Identifying Students At Risk Using Prior Performance Versus a Machine Learning Algorithm
This report provides information for administrators in local education agencies who are considering early warning systems to identify at-risk students. Districts use early warning systems to target resources to the most at-risk students and intervene before students drop out. Schools want to ensure the early warning system accurately identifies the students that need support to make the best use of available resources. The report compares the accuracy of using simple flags based on prior academic problems in school (prior performance early warning system) to an algorithm using a range of in- and out-of-school data to estimate the specific risk of each academic problem for each student in each quarter. Schools can use one or more risk-score cutoffs from the algorithm to create low- and high-risk groups. This study compares a prior performance early warning system to two risk-score cutoff options: a cutoff that identifies the same percentage of students as the prior performance early warning system, and a cutoff that identifies the 10 percent of students most at risk.

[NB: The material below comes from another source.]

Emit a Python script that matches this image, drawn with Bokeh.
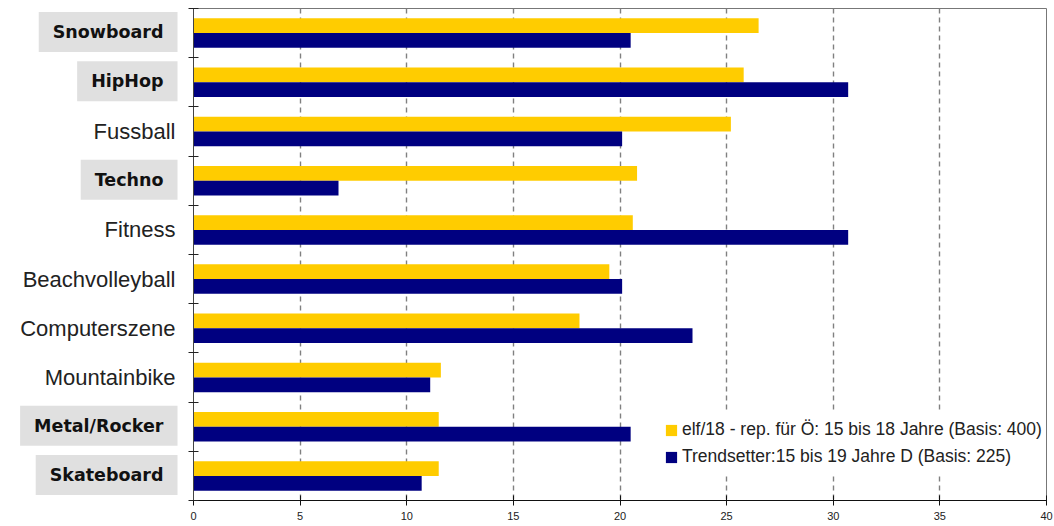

The study finds that the prior performance early warning system and the algorithm using the same-percentage risk score cutoffs are similarly accurate. Both approaches successfully identify most of the students who ultimately are chronically absent, have a low grade point average, or fail a course. In contrast, the algorithm with 10-percent cutoffs is good at targeting the students who are most likely to experience an academic problem; this approach has the advantage in predicting suspensions, which are rarer and harder to predict than the other outcomes. Both the prior performance flags and the algorithm are less accurate when predicting outcomes for students who are Black.
The findings suggest clear tradeoffs between the options. The prior performance early warning system is just as accurate as the algorithm for some purposes and is cheaper and easier to set up, but it does not provide fine-grained information that could be used to identify the students who are at greatest risk. The algorithm can distinguish degrees of risk among students, enabling a district to set cutoffs that vary depending on the prevalence of different outcomes, the harms of over-identifying versus under-identifying students at risk, and the resources available to support interventions.